Egypt’s grand mufti opposes radical preacher

Ruling that shaving a beard is unrelated to Shari'a law comes after preacher calls for radical implementation of Muslim law.

Egyptian police officers protesting over beards 370 (photo credit: Mohamed Abd El Ghany/Reuters)
Egyptian police officers protesting over beards 370
(photo credit: Mohamed Abd El Ghany/Reuters)
Egypt’s Grand Mufti Ali Gomaa issued a fatwa on Monday that states that growing or shaving a beard is unrelated to Shari’a Islamic law.
The Al Arabiya website on Wednesday reported on the grand mufti’s fatwa, which refers to a previous ruling by Egyptian Islamic scholar Sheikh Mahmoud Shaltout stating that everything relating to clothing or physical appearance should follow “according to one’s living environment.”

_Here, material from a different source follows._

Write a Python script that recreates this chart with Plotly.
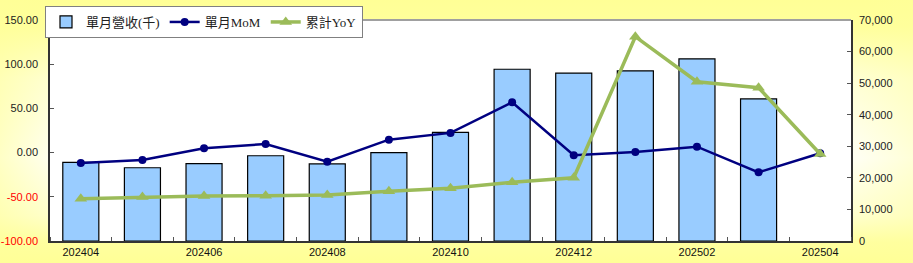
import base64
import plotly.graph_objects as go

months = ["202404", "202405", "202406", "202407", "202408", "202409", "202410",
          "202411", "202412", "202501", "202502", "202503", "202504"]
revenue = [24900, 23200, 24500, 27000, 24400, 28000, 34400,
           54400, 53200, 53900, 57700, 45000, None]
mom = [-11.8, -8.4, 4.8, 9.7, -10.3, 14.6, 22.3, 56.9, -2.9, 0.7, 6.7, -22.3, -0.8]
yoy = [-52.1, -50.2, -49.1, -48.7, -48.0, -43.8, -40.4, -33.6, -28.4, 131.1, 80.2, 73.4, -1.6]
left_ticks = [-100, -50, 0, 50, 100, 150]
right_ticks = [0, 10000, 20000, 30000, 40000, 50000, 60000, 70000]

W, H = 913, 263
L, R, T, B = 50, 62, 20, 22
PW, PH = W - L - R, H - T - B

xs = list(range(len(months)))

svg = f'''<svg xmlns="http://www.w3.org/2000/svg" width="{W}" height="{H}" viewBox="0 0 {W} {H}" preserveAspectRatio="none">
<defs><linearGradient id="g" x1="0" y1="0" x2="0" y2="1">
<stop offset="0" stop-color="#FFFF96"/>
<stop offset="0.10" stop-color="#FFFF9C"/>
<stop offset="0.30" stop-color="#FFFFD2"/>
<stop offset="0.60" stop-color="#FFFFF2"/>
<stop offset="0.82" stop-color="#FFFFCC"/>
<stop offset="0.92" stop-color="#FFFFA0"/>
<stop offset="1" stop-color="#FFFF96"/>
</linearGradient>
<linearGradient id="h" x1="0" y1="0" x2="1" y2="0">
<stop offset="0" stop-color="#FFFF99" stop-opacity="0.5"/>
<stop offset="0.06" stop-color="#FFFF99" stop-opacity="0"/>
<stop offset="0.94" stop-color="#FFFF99" stop-opacity="0"/>
<stop offset="1" stop-color="#FFFF99" stop-opacity="0.3"/>
</linearGradient></defs>
<rect x="0" y="0" width="{W}" height="{H}" fill="url(#g)"/>
<rect x="0" y="0" width="{W}" height="{H}" fill="url(#h)"/>
</svg>'''
src = "data:image/svg+xml;base64," + base64.b64encode(svg.encode()).decode()

fig = go.Figure()
fig.add_trace(go.Bar(
    x=xs, y=revenue, name="單月營收(千)", yaxis="y",
    marker=dict(color="#99CCFF", line=dict(color="#000000", width=1.2)),
))
fig.add_trace(go.Scatter(
    x=xs, y=mom, name="單月MoM", yaxis="y2", mode="lines+markers",
    line=dict(color="#000080", width=2.5),
    marker=dict(symbol="circle", size=8, color="#000080"),
))
fig.add_trace(go.Scatter(
    x=xs, y=yoy, name="累計YoY", yaxis="y2", mode="lines+markers",
    line=dict(color="#9BBB59", width=3.5),
    marker=dict(symbol="triangle-up", size=11, color="#9BBB59"),
))

left_text = [f'<span style="color:#FF0000">{v:.2f}</span>' if v < 0 else f"{v:.2f}" for v in left_ticks]

fig.update_layout(
    width=W, height=H,
    margin=dict(l=L, r=R, t=T, b=B, pad=0, autoexpand=False),
    paper_bgcolor="#FFFFCC",
    plot_bgcolor="rgba(0,0,0,0)",
    bargap=0.415,
    showlegend=True,
    font=dict(family="Liberation Sans, Arial", size=11, color="#222222"),
    xaxis=dict(
        range=[-0.5, len(months) - 0.5],
        tickvals=xs[::2], ticktext=months[::2],
        ticks="", showgrid=False, zeroline=False, automargin=False,
        showline=True, linecolor="#333333", linewidth=1.5,
        tickfont=dict(size=11, color="#111111"),
        minor=dict(tick0=-0.5, dtick=1, ticks="inside", ticklen=4,
                   tickcolor="#555555", showgrid=False),
    ),
    yaxis=dict(
        side="right", range=[0, 70000], tickvals=right_ticks, tickformat=",",
        ticks="inside", ticklen=4, tickcolor="#555555",
        showgrid=False, zeroline=False, automargin=False,
        showline=True, linecolor="#333333", linewidth=1.5,
        tickfont=dict(size=11, color="#222222"),
        ticklabelstandoff=4,
    ),
    yaxis2=dict(
        side="left", overlaying="y", range=[-100, 150],
        tickvals=left_ticks, ticktext=left_text,
        ticks="inside", ticklen=4, tickcolor="#555555",
        showgrid=False, zeroline=False, automargin=False,
        showline=True, linecolor="#333333", linewidth=1.5,
        tickfont=dict(size=11, color="#222222"),
        ticklabelstandoff=8,
    ),
    legend=dict(
        orientation="h", x=(45 - L) / PW, y=(H - B - 6) / PH,
        xanchor="left", yanchor="top",
        bgcolor="#FFFFFF", bordercolor="#808080", borderwidth=1,
        font=dict(family="Liberation Serif, Noto Sans CJK TC", size=13, color="#222222"),
        traceorder="normal", itemwidth=30,
    ),
    images=[dict(
        source=src, xref="paper", yref="paper",
        x=-L / PW, y=(PH + T) / PH, sizex=W / PW, sizey=H / PH,
        xanchor="left", yanchor="top", sizing="stretch", layer="below",
    )],
    shapes=[
        dict(type="rect", xref="paper", yref="paper", x0=0, x1=1, y0=0, y1=1,
             fillcolor="#FFFFFF", line=dict(width=0), layer="below"),
        dict(type="line", xref="paper", yref="paper", x0=0, x1=1, y0=1, y1=1,
             line=dict(color="#A0A0A0", width=2), layer="below"),
    ],
)

fig.write_html("out.html")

Gomaa’s decision comes after preacher Hisham el-Ashry stated on prime-time Egyptian television that women should cover themselves for their own protection and called for the formation of a new religious police force similar to the one in Saudi Arabia.
In the program on Nahar TV last week, Ashry said, “I was once asked: If I came to power, would I let Christian women remain unveiled? And I said: If they want to get raped on the streets, then they can.”
He also said that “in order for Egypt to become fully Islamic, alcohol must be banned and all women must be covered.”
The grand mufti condemned Ashry’s comments, saying, “This sort of idiotic thinking is one that seeks to further destabilize what is already a tense situation.”
“Egypt’s religious scholars have long guided the people to act in ways that conform to their religious commitments, but have never thought this required any type of invasive policing,” Gomaa added.
The Muslim Brotherhood spokesman also put distance between his organization and Ashry stating, “The case of promotion of virtue and prevention of vice is within the jurisdiction of the authorities and not individuals or groups.”
Some Egyptians were upset that Morsi’s government did not strongly condemn Ashry’s views.
“As long as such actions are not seriously condemned by the officials in public speeches, it leaves room for radicals to freely act and impose things on people,” said human rights activist Gamal Eid.
The issue of bearded police officers came to the fore in October 2012 when many policemen protested in front of the Interior Ministry because of their suspension for growing beards. During the reign of former president Hosni Mubarak, the government prohibited police officers from growing beards as he saw Islamists as a threat.
Morsi stated in his presidential campaign that he did not oppose policemen wearing beards and since legislative elections, the Islamists have been fighting to reverse their suspension.
The Egypt Independent website reported at the end of last month that the Alexandria Administrative Court upheld an earlier court decision ordering the government to reinstate police officers who were suspended for growing beards.